## Start Information shown

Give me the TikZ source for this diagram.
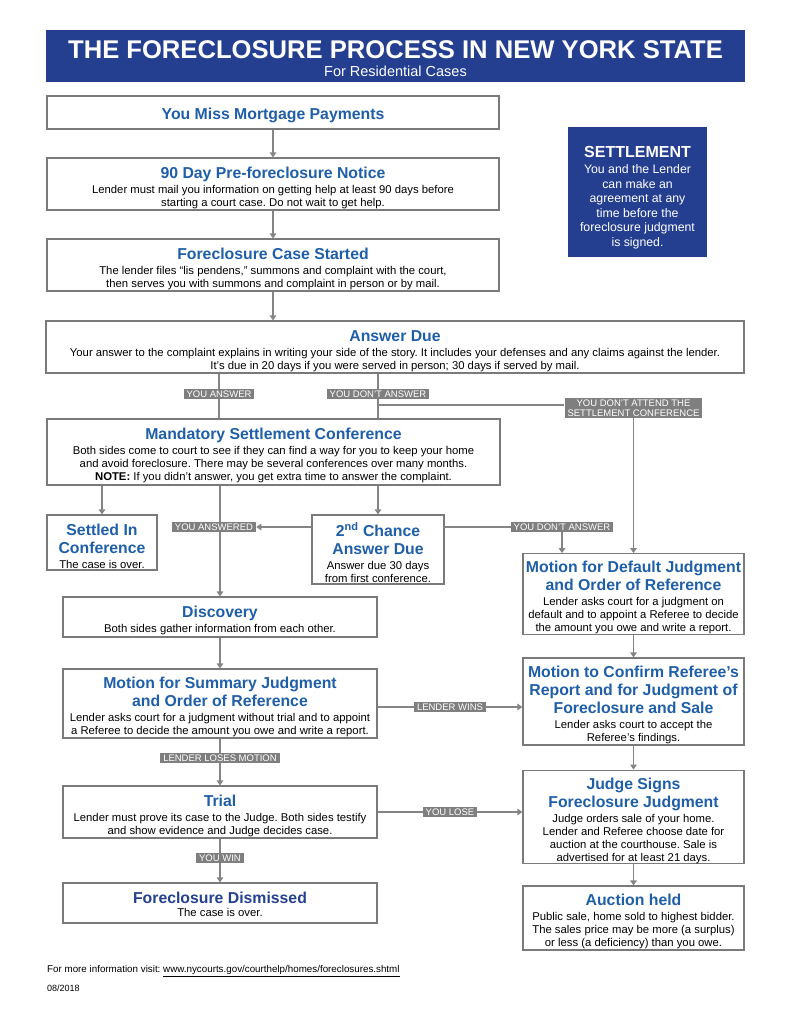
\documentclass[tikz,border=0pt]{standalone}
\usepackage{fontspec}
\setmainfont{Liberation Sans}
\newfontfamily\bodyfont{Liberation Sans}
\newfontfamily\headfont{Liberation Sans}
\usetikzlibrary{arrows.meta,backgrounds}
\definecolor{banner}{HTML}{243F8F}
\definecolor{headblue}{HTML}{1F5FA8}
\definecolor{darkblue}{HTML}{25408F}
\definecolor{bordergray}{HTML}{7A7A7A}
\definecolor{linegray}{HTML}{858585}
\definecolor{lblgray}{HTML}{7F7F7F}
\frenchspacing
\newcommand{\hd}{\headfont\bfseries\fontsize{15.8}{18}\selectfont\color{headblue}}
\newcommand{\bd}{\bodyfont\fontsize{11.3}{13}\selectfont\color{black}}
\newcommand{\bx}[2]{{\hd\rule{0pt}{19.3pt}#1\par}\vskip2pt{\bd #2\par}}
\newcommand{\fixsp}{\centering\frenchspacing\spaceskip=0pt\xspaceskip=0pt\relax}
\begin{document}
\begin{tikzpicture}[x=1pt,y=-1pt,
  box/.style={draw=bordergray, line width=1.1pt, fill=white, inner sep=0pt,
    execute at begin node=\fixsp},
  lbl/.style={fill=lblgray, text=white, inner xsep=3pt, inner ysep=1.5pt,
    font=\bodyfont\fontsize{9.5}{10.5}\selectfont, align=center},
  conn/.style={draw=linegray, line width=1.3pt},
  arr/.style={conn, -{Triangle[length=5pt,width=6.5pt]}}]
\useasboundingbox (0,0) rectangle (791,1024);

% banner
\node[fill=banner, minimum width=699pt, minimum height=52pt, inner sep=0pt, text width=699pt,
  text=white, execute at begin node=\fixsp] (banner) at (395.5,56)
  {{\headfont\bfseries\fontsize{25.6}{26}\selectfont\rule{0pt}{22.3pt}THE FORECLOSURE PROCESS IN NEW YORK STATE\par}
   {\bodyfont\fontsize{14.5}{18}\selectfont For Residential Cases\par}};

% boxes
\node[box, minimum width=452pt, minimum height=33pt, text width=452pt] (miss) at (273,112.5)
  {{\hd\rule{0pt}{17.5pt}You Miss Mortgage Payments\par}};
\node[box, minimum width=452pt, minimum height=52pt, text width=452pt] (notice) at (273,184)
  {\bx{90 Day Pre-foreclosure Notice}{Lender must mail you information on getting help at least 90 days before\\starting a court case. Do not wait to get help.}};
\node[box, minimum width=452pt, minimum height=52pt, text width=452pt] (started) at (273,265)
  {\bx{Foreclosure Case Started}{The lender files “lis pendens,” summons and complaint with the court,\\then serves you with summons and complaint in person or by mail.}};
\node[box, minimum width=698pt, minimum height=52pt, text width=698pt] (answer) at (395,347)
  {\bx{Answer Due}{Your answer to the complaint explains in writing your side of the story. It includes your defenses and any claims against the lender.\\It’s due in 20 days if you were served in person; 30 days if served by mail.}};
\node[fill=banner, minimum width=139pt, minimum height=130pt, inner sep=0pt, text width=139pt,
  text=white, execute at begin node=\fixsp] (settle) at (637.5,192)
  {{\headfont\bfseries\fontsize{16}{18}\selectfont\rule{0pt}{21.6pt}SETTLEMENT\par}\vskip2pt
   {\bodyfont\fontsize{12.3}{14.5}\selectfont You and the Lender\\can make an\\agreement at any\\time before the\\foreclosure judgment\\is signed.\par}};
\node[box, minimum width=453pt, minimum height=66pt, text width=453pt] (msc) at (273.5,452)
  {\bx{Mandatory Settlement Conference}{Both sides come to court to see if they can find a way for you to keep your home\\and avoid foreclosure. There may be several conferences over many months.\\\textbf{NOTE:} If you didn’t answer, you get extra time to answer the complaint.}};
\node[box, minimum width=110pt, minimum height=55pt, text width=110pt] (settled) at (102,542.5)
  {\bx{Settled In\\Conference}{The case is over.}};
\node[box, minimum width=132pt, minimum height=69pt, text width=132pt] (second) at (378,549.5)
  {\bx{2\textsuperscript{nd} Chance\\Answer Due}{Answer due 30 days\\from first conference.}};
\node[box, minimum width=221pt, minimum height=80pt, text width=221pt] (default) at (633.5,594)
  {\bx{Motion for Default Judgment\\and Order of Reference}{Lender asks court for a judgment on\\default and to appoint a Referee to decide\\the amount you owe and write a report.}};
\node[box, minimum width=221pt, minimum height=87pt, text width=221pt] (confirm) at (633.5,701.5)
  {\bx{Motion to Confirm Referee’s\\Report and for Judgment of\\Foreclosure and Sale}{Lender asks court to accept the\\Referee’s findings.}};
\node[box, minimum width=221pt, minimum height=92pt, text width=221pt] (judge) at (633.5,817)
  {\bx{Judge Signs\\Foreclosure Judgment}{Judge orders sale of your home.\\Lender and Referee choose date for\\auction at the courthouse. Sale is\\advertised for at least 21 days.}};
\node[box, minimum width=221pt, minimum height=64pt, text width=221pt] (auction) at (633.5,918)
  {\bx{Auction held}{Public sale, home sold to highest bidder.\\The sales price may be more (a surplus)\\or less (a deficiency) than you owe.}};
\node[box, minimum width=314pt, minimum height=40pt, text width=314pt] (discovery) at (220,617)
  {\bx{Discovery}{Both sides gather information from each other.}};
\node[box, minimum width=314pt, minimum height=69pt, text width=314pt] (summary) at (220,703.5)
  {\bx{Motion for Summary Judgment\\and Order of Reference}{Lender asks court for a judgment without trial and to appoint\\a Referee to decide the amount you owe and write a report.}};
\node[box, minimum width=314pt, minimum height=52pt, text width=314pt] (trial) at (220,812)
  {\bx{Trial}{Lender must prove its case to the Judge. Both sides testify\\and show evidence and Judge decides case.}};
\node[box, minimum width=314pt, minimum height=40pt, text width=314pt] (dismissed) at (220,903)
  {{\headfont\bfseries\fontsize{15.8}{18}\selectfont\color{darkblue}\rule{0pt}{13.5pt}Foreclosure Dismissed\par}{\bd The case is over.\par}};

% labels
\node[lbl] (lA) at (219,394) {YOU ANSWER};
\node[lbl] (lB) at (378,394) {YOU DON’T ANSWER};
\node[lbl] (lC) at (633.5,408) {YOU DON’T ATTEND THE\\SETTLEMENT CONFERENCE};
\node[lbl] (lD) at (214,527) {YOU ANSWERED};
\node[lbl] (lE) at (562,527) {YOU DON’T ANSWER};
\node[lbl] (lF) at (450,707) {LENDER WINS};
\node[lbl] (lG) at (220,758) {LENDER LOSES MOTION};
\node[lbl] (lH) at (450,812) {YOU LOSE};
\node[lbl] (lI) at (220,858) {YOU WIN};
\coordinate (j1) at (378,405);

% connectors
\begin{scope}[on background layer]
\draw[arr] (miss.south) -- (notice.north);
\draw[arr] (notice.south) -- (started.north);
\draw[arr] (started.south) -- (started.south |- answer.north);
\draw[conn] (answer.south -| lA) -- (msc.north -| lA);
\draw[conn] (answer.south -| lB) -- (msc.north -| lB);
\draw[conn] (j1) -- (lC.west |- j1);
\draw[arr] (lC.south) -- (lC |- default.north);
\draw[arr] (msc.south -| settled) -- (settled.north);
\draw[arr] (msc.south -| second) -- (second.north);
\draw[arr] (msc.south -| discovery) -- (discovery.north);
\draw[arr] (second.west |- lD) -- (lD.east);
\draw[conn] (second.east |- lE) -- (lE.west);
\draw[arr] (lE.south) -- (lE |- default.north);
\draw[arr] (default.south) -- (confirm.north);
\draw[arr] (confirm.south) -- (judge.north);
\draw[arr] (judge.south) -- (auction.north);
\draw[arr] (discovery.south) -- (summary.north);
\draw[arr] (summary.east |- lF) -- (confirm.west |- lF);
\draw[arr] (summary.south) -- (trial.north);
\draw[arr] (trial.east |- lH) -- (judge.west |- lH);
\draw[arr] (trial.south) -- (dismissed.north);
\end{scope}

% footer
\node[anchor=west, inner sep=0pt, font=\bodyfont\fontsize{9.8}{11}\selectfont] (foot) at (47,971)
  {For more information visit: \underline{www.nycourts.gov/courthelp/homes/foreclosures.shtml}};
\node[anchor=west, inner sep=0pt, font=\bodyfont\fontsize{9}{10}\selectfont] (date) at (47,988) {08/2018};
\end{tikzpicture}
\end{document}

## End Information shown

> Work to be completed
Give back exactly the lines from the first line of the data through the line with "(0,0) rectangle (791,1024);", pictures excluded.

> Result for this task
Give me the TikZ source for this diagram.
\documentclass[tikz,border=0pt]{standalone}
\usepackage{fontspec}
\setmainfont{Liberation Sans}
\newfontfamily\bodyfont{Liberation Sans}
\newfontfamily\headfont{Liberation Sans}
\usetikzlibrary{arrows.meta,backgrounds}
\definecolor{banner}{HTML}{243F8F}
\definecolor{headblue}{HTML}{1F5FA8}
\definecolor{darkblue}{HTML}{25408F}
\definecolor{bordergray}{HTML}{7A7A7A}
\definecolor{linegray}{HTML}{858585}
\definecolor{lblgray}{HTML}{7F7F7F}
\frenchspacing
\newcommand{\hd}{\headfont\bfseries\fontsize{15.8}{18}\selectfont\color{headblue}}
\newcommand{\bd}{\bodyfont\fontsize{11.3}{13}\selectfont\color{black}}
\newcommand{\bx}[2]{{\hd\rule{0pt}{19.3pt}#1\par}\vskip2pt{\bd #2\par}}
\newcommand{\fixsp}{\centering\frenchspacing\spaceskip=0pt\xspaceskip=0pt\relax}
\begin{document}
\begin{tikzpicture}[x=1pt,y=-1pt,
  box/.style={draw=bordergray, line width=1.1pt, fill=white, inner sep=0pt,
    execute at begin node=\fixsp},
  lbl/.style={fill=lblgray, text=white, inner xsep=3pt, inner ysep=1.5pt,
    font=\bodyfont\fontsize{9.5}{10.5}\selectfont, align=center},
  conn/.style={draw=linegray, line width=1.3pt},
  arr/.style={conn, -{Triangle[length=5pt,width=6.5pt]}}]
\useasboundingbox (0,0) rectangle (791,1024);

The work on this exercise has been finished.